My Lords, I do not think I need presume to criticise anything the noble Lord said; I am not sure he asked me for any particular information on what he said, but there arose from time to time a general point about expertise on the Advisory Board. The Bill merely says, in Clause 9: The members of the Board shall include persons who appear to the Secretary of State to have wide experience of … industry, banking, accounting and commerce. It does not mean that only persons who have wide experience and who have shown capacity in industry, banking, accounting and finance should be included. So the Secretary of State is not limited in his choice; but these are the bases on which this question of organisation is bound principally to work. I need only say that so far as the chairman of LEAFAC was concerned, he was an accountant, and I think one can be sure there will be accountants in this organisation as well. I can assure my noble friend Lord Barnby that small businesses are very much in our minds in setting up this kind of organisation. He also asked about naval shipbuilding. The reason why they are not included in the grants system is, very simply, that they are not in international competition, unlike our shipbuilders in this country.
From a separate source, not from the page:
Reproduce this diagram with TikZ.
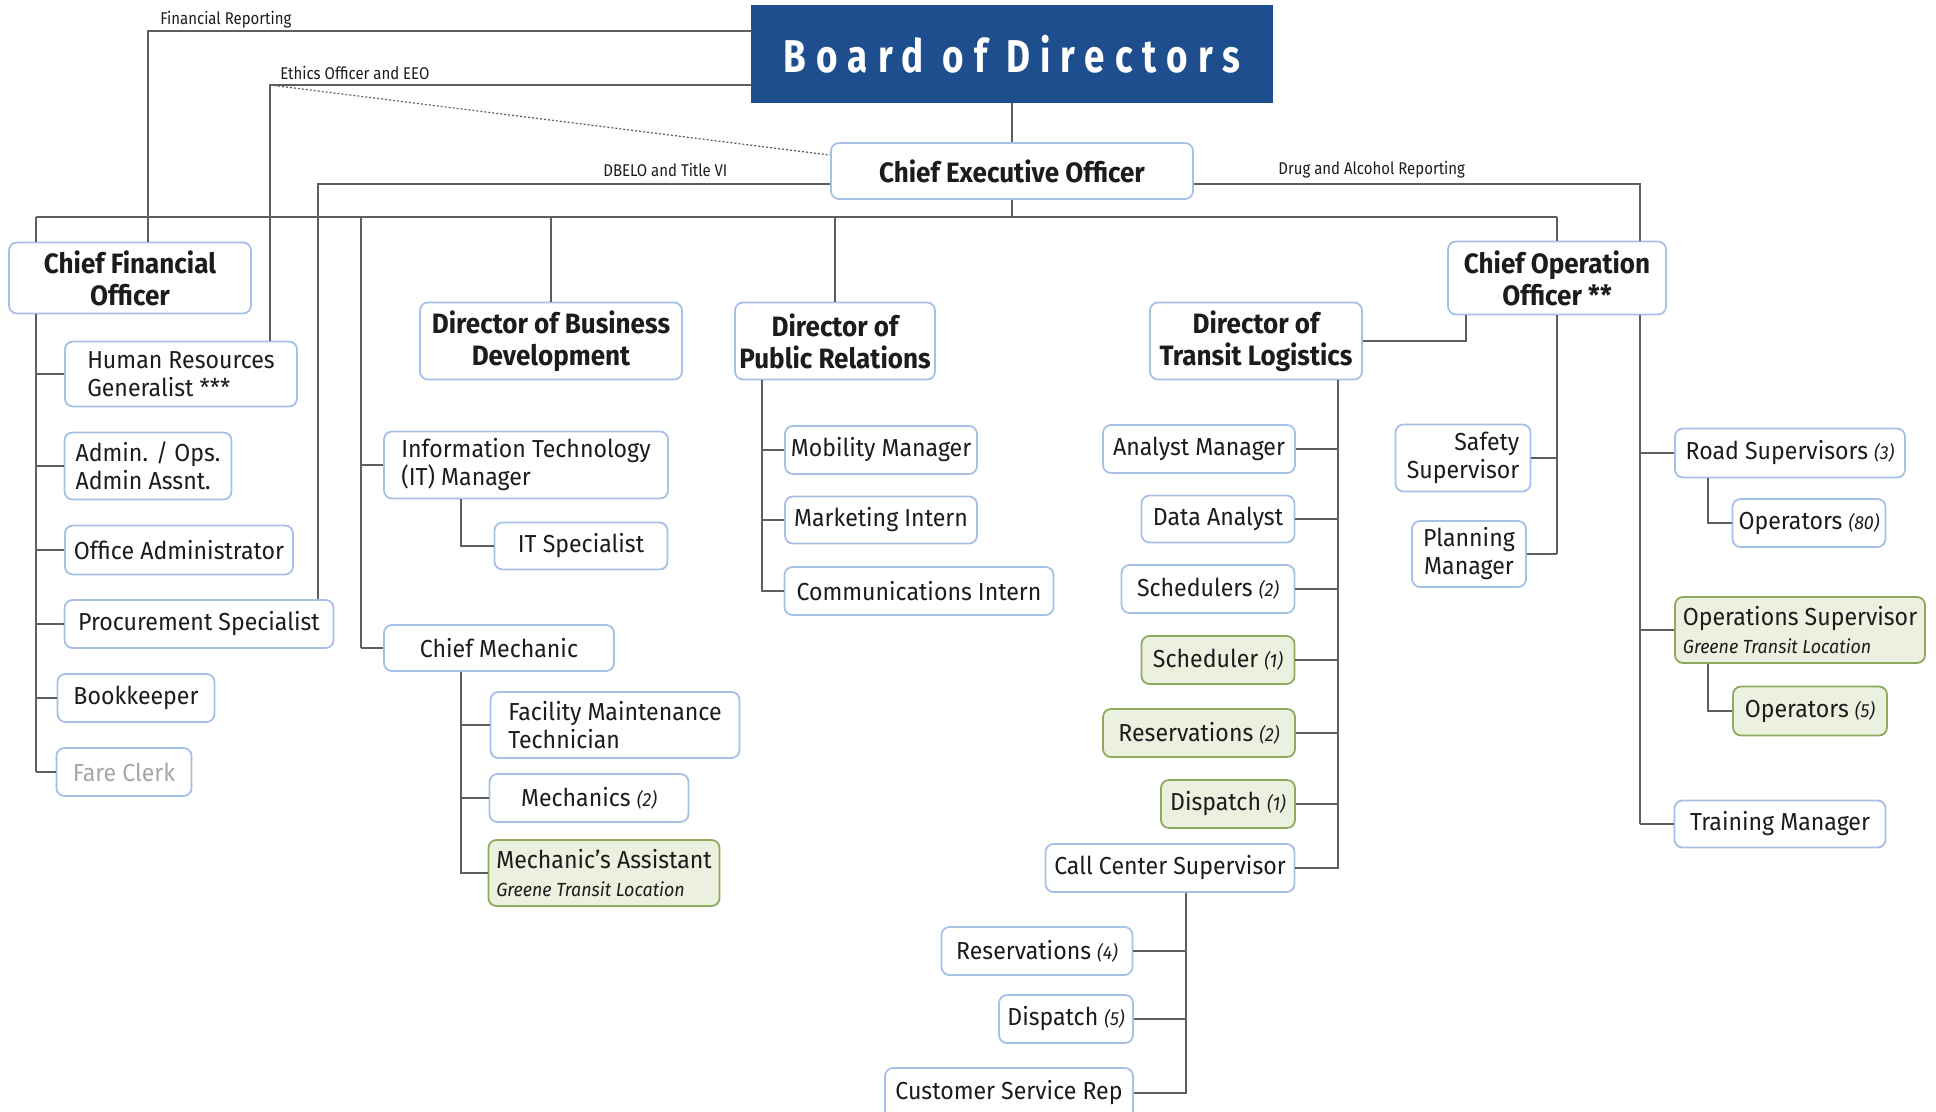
\documentclass[tikz,border=0pt]{standalone}
\usepackage{fontspec}
\setmainfont{Fira Sans}
\newfontfamily\postfont{Fira Sans}[FakeStretch=0.94]
\newfontfamily\headfont{Fira Sans}[FakeStretch=0.93]
\newfontfamily\boardfont{Fira Sans}[FakeStretch=0.8, LetterSpace=22]
\newfontfamily\notefont{Fira Sans}[FakeStretch=0.88]
\usepackage{tikz}
\definecolor{ink}{HTML}{1C1C1C}
\definecolor{edgeblue}{HTML}{A7C1E6}
\definecolor{edgegreen}{HTML}{8EAA5E}
\definecolor{leafgreen}{HTML}{EBF1DE}
\definecolor{boardblue}{HTML}{1F4E8F}
\definecolor{linegray}{HTML}{5E5E5E}
\definecolor{fadegray}{HTML}{A6A6A6}
\newcommand{\headcount}[1]{{\itshape\fontsize{9.5}{11}\selectfont(#1)}}
\newcommand{\greenesite}{{\itshape\fontsize{9.5}{11}\selectfont Greene Transit Location}}
\tikzset{
  postnode/.style = {align=center, inner sep=0pt, text=ink, font=\postfont\fontsize{12.3}{14}\selectfont},
  boxsize/.style 2 args = {minimum width=#1*0.5pt, minimum height=#2*0.5pt},
  PostNode/.style = {postnode, rectangle, rounded corners=4pt, draw = edgeblue, fill = white, line width=0.9pt},
  HeadNode/.style = {PostNode, font = \headfont\bfseries\fontsize{14}{16}\selectfont},
  GreenNode/.style = {postnode, rectangle, rounded corners=4pt, draw = edgegreen, fill = leafgreen, line width=0.9pt},
  BoardNode/.style = {postnode, rectangle, draw = boardblue, fill = boardblue, text = white, font = \boardfont\bfseries\fontsize{23}{26}\selectfont},
  NoteLabel/.style = {inner sep=0pt, anchor=west, text=ink, font=\notefont\fontsize{8.5}{10}\selectfont},
  Link/.style = {draw = linegray, line width=1pt}
}
\begin{document}
\begin{tikzpicture}[x=0.5pt, y=-0.5pt]
    \useasboundingbox (0,0) rectangle (1936,1112);
    \node [BoardNode, boxsize={521}{97}] (board) at (1012,54) {Board of Directors};
    \node [HeadNode, boxsize={362}{56}] (ceo) at (1012,171) {Chief Executive Officer};
    \node [HeadNode, boxsize={242}{71}] (cfo) at (130,278) {Chief Financial\\Officer};
    \node [PostNode, boxsize={232}{65}, align=left] (hr) at (181,374) {Human Resources\\Generalist ***};
    \node [PostNode, boxsize={167}{67}, align=left] (admin) at (148,466) {Admin. / Ops.\\Admin Assnt.};
    \node [PostNode, boxsize={228}{49}] (office) at (179,550) {Office Administrator};
    \node [PostNode, boxsize={269}{48}] (procure) at (199,624) {Procurement Specialist};
    \node [PostNode, boxsize={157}{48}] (bookkeeper) at (136,698) {Bookkeeper};
    \node [PostNode, boxsize={135}{48}, text=fadegray] (fare) at (124,772) {Fare Clerk};
    \node [HeadNode, boxsize={262}{77}] (dbd) at (551,341) {Director of Business\\Development};
    \node [HeadNode, boxsize={200}{77}] (dpr) at (835,341) {Director of\\Public Relations};
    \node [HeadNode, boxsize={212}{77}] (dtl) at (1256,341) {Director of\\Transit Logistics};
    \node [HeadNode, boxsize={218}{73}] (coo) at (1557,278) {Chief Operation\\Officer **};
    \node [PostNode, boxsize={284}{67}, align=left] (itm) at (526,465) {Information Technology\\(IT) Manager};
    \node [PostNode, boxsize={173}{47}] (its) at (581,546) {IT Specialist};
    \node [PostNode, boxsize={230}{46}] (cmech) at (499,648) {Chief Mechanic};
    \node [PostNode, boxsize={249}{66}, align=left] (fmt) at (615,725) {Facility Maintenance\\Technician};
    \node [PostNode, boxsize={199}{48}] (mechs) at (589,798) {Mechanics \headcount{2}};
    \node [GreenNode, boxsize={231}{66}, align=left] (massist) at (604,873) {Mechanic’s Assistant\\\greenesite};
    \node [PostNode, boxsize={192}{48}] (mob) at (881,450) {Mobility Manager};
    \node [PostNode, boxsize={192}{47}] (mkt) at (881,520) {Marketing Intern};
    \node [PostNode, boxsize={269}{48}] (comm) at (919,591) {Communications Intern};
    \node [PostNode, boxsize={192}{48}] (anm) at (1199,449) {Analyst Manager};
    \node [PostNode, boxsize={153}{47}] (data) at (1218,519) {Data Analyst};
    \node [PostNode, boxsize={173}{48}] (scheds) at (1208,589) {Schedulers \headcount{2}};
    \node [GreenNode, boxsize={153}{48}] (sched1) at (1218,660) {Scheduler \headcount{1}};
    \node [GreenNode, boxsize={192}{48}] (res2) at (1199,733) {Reservations \headcount{2}};
    \node [GreenNode, boxsize={134}{48}] (disp1) at (1228,804) {Dispatch \headcount{1}};
    \node [PostNode, boxsize={249}{48}] (ccs) at (1170,868) {Call Center Supervisor};
    \node [PostNode, boxsize={191}{48}] (res4) at (1037,951) {Reservations \headcount{4}};
    \node [PostNode, boxsize={134}{48}] (disp5) at (1066,1019) {Dispatch \headcount{5}};
    \node [PostNode, boxsize={248}{50}] (csr) at (1009,1093) {Customer Service Rep};
    \node [PostNode, boxsize={135}{67}, align=right] (safety) at (1463,458) {Safety\\Supervisor};
    \node [PostNode, boxsize={114}{66}] (plan) at (1469,554) {Planning\\Manager};
    \node [PostNode, boxsize={230}{49}] (road) at (1790,453) {Road Supervisors \headcount{3}};
    \node [PostNode, boxsize={153}{48}] (op80) at (1809,523) {Operators \headcount{80}};
    \node [GreenNode, boxsize={250}{66}, align=left] (opsup) at (1800,630) {Operations Supervisor\\\greenesite};
    \node [GreenNode, boxsize={154}{49}] (op5) at (1810,711) {Operators \headcount{5}};
    \node [PostNode, boxsize={211}{47}] (train) at (1780,824) {Training Manager};

    \node [NoteLabel] (finlbl) at (160,20) {Financial Reporting};
    \node [NoteLabel] (ethlbl) at (280,73) {Ethics Officer and EEO};
    \node [NoteLabel] (dbelbl) at (603,170) {DBELO and Title VI};
    \node [NoteLabel] (druglbl) at (1278,170) {Drug and Alcohol Reporting};

    \coordinate (fin) at (148,31);
    \coordinate (eth) at (270,85);
    \coordinate (dbe) at (318,184);
    \coordinate (drug) at (1640,184);
    \coordinate (busL) at (36,217);
    \coordinate (busR) at (1557,217);
    \coordinate (busM) at (361,217);
    \coordinate (mechx) at (461,0);
    \coordinate (prx) at (762,0);
    \coordinate (tlx) at (1338,0);
    \coordinate (ccx) at (1186,0);
    \coordinate (opx) at (1708,0);
    \coordinate (cooL) at (1466,0);

    \draw [Link] (board.south) -- (ceo.north);
    \draw [Link] (ceo.south) -- (ceo.south |- busL);
    \draw [Link] (busL) -- (busR);
    \draw [Link] (busL) -- (busL |- cfo.north);
    \draw [Link] (busM) -- (busM |- cmech.west);
    \draw [Link] (dbd.north) -- (dbd.north |- busL);
    \draw [Link] (dpr.north) -- (dpr.north |- busL);
    \draw [Link] (busR) -- (coo.north);

    \draw [Link] (board.west |- fin) -- (fin) -- (fin |- cfo.north);
    \draw [Link] (board.west |- eth) -- (eth) -- (eth |- hr.north);
    \draw [Link, densely dotted, line width=0.6pt] (eth) -- (ceo.175);
    \draw [Link] (ceo.west |- dbe) -- (dbe) -- (dbe |- procure.north);
    \draw [Link] (ceo.east |- drug) -- (drug) -- (drug |- coo.north);

    \draw [Link] (busL |- cfo.south) -- (busL |- fare.west);
    \foreach \n in {hr, admin, office, procure, bookkeeper, fare}
        \draw [Link] (busL |- \n.west) -- (\n.west);
    \foreach \n in {itm, cmech}
        \draw [Link] (busM |- \n.west) -- (\n.west);
    \draw [Link] (itm.south -| mechx) |- (its.west);
    \draw [Link] (cmech.south -| mechx) |- (massist.west);
    \foreach \n in {fmt, mechs}
        \draw [Link] (mechx |- \n.west) -- (\n.west);
    \draw [Link] (dpr.south -| prx) |- (comm.west);
    \foreach \n in {mob, mkt}
        \draw [Link] (prx |- \n.west) -- (\n.west);
    \draw [Link] (dtl.south -| tlx) |- (ccs.east);
    \foreach \n in {anm, data, scheds, sched1, res2, disp1}
        \draw [Link] (\n.east) -- (tlx |- \n.east);
    \draw [Link] (ccs.south -| ccx) |- (csr.east);
    \foreach \n in {res4, disp5}
        \draw [Link] (\n.east) -- (ccx |- \n.east);
    \draw [Link] (dtl.east) -| (cooL |- coo.south);
    \draw [Link] (coo.south) -- (coo.south |- plan.east);
    \foreach \n in {safety, plan}
        \draw [Link] (\n.east) -- (coo.south |- \n.east);
    \draw [Link] (drug |- coo.south) -- (drug |- train.west);
    \foreach \n in {road, opsup, train}
        \draw [Link] (drug |- \n.west) -- (\n.west);
    \draw [Link] (road.south -| opx) |- (op80.west);
    \draw [Link] (opsup.south -| opx) |- (op5.west);
\end{tikzpicture}
\end{document}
Tenders for building for the Royal Navy go out to firms in this country only and, that being so, there is not the same reason to give them grants. The Ministry of Defence is bound to have a very great interest in its procurement policy in ensuring continuity, and for that reason they most certainly want to see that that capability remains. So I do not think the same kind of arguments for this assistance that applied to the commercial side of shipbuilding apply to the naval supply.
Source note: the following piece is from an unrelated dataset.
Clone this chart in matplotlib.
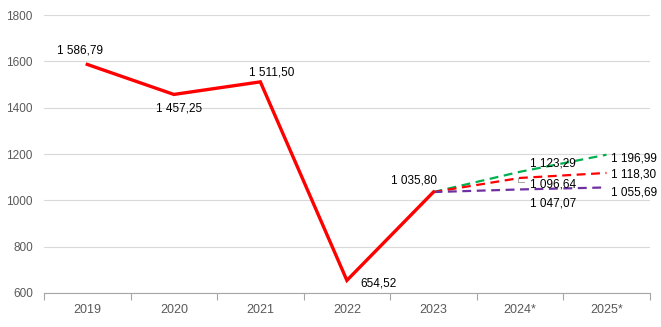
import matplotlib.pyplot as plt
import matplotlib.transforms as mtransforms
import numpy as np

plt.rcParams['font.family'] = ['Liberation Sans', 'DejaVu Sans']

# ── data ──────────────────────────────
years = ['2019', '2020', '2021', '2022', '2023', '2024*', '2025*']
actual = [1586.79, 1457.25, 1511.50, 654.52, 1035.80]
fc_high = [1035.80, 1123.29, 1196.99]
fc_mid = [1035.80, 1096.64, 1118.30]
fc_low = [1035.80, 1047.07, 1055.69]


def fmt(v):
    s = f"{v:,.2f}"
    return s.replace(',', ' ').replace('.', ',')


fig = plt.figure(figsize=(6.61, 3.27), dpi=100)
ax = fig.add_axes([0.0666, 0.104, 0.9164, 0.85])

x = np.arange(len(years)) + 0.5
xa = x[:len(actual)]
xf = x[len(actual) - 1:]

ax.plot(xf, fc_high, color='#00B050', lw=1.6, ls=(0, (4, 2.5)), zorder=2)
ax.plot(xf, fc_mid, color='#FF0000', lw=1.6, ls=(0, (4, 2.5)), zorder=2)
ax.plot(xf, fc_low, color='#7030A0', lw=1.6, ls=(0, (4, 2.5)), zorder=2)
ax.plot(xa, actual, color='#FF0000', lw=2.4, zorder=3, solid_joinstyle='miter')

# labels for actual values (offsets in points)
offs_a = [(-5, 10), (4, -10), (8, 7), (23, -2), (-14, 8)]
for xi, v, (dx, dy) in zip(xa, actual, offs_a):
    ax.annotate(fmt(v), (xi, v), xytext=(dx, dy), textcoords='offset points',
                ha='center', va='center', fontsize=8.5, color='black')

# labels for forecasts
for series, dy24, dy25 in [(fc_high, 6, -3), (fc_mid, -5, -1), (fc_low, -10, -4)]:
    ax.annotate(fmt(series[1]), (xf[1], series[1]), xytext=(24, dy24),
                textcoords='offset points', ha='center', va='center', fontsize=8.5)
    ax.annotate(fmt(series[2]), (xf[2], series[2]), xytext=(3, dy25),
                textcoords='offset points', ha='left', va='center', fontsize=8.5)

# small leader line (L shape) next to the middle forecast label
tr = fig.dpi_scale_trans + mtransforms.ScaledTranslation(xf[1], fc_mid[1], ax.transData)
ax.plot([-0.02, -0.02, 0.04], [0, -0.045, -0.045], transform=tr,
        color='#A6A6A6', lw=0.7, zorder=4)

ax.set_xlim(0, len(years))
ax.set_ylim(600, 1800)
ax.set_yticks(np.arange(600, 1801, 200))
ax.set_xticks(x)
ax.set_xticklabels(years)
ax.set_xticks(np.arange(len(years) + 1), minor=True)
ax.tick_params(axis='x', which='major', length=0, pad=8, labelsize=9, colors='#595959')
ax.tick_params(axis='x', which='minor', length=5, color='#A6A6A6', width=0.8)
ax.tick_params(axis='y', length=0, pad=8, labelsize=8.5, colors='#595959')

ax.grid(axis='y', color='#D9D9D9', lw=0.8)
ax.set_axisbelow(True)
for s in ['top', 'right', 'left']:
    ax.spines[s].set_visible(False)
ax.spines['bottom'].set_color('#A6A6A6')
ax.spines['bottom'].set_linewidth(0.8)

fig.savefig('out.png', dpi=100)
The only other point—I do not want to detain your Lordships longer—was that regarding entry to the European Economic Community. We have been in close touch with the development of the Community regional policy and thinking over a very considerable time, and I am certain the facts that the noble Lord, Lord Balogh, produced to the House were well known to Her Majesty's Government. As a result we have no reason to believe there is any conflict between the measures provided for in this Bill and the obligations of membership. It remains our policy to apply a vigorous and effective regional policy and the Bill embodies such a policy; and we have no reason to think it will be in conflict with the obligations we shall be taking upon ourselves when we become members of the E.E.C.
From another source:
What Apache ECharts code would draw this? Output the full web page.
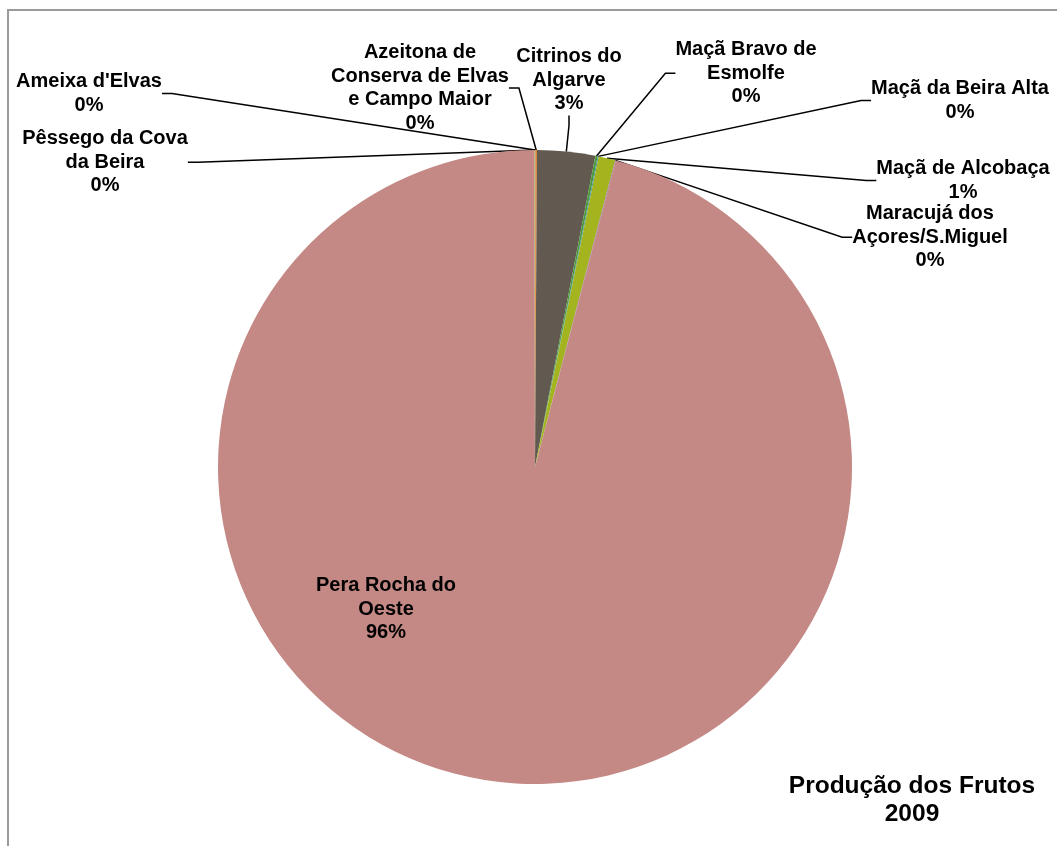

The provisions of Article 92 of the E.E.C. Treaty have been interpreted by resolution of the Council of Ministers in October, 1971. Under this the Community is divided into central and peripheral regions and there is a limit on regional aid of 20 per cent. of the project cost in the central areas in order to prevent bidding up for mobile projects. There is at present no limit on regional aid for peripheral areas though it is intended to establish one in due course. Regional aid must be transparent—that is the word that is used; that is, openly capable of being calculable on a basis which enables it to be related to the capital cost. This is generally acceptable to us. Moreover, Article 154 of the Treaty of Accession provides that the principles concerning regional aid shall apply to us not later than July 1, 1973, though they will be supplementary to take account of the new situation of the Community after enlargement. It will be during the course of the first six months of 1973 that what is meant by central and peripheral areas will be settled in our case.

The importance of the maximum use of the Bill during the period of transition will not have escaped your Lordships' attention. Clause 8 brings this into relief by limiting the powers under that clause to the end of 1977. I welcome very much the resolution that has been shown by this House to-day that all concerned, whether Government, employers or labour, should join together to make the greatest use possible of the facilities of this Bill and to make certain we do achieve a measure of growth which will encourage industries to go to the regions. It has been the experience all along that only in circumstances of national growth are we able to attract new industries to the regions in any substantial degree. But in general the new assistance to be given to the regions should be of great help in reducing the imbalance that has defied the efforts of successive Governments over a long period of years, and I think that I can echo the feelings of the whole House in saying that we wish this Bill well. I am very glad indeed to have received the support for it that we have had from all parts of your Lordships' House.

On Question, Bill read 2a, and committed to a Committee of the Whole House.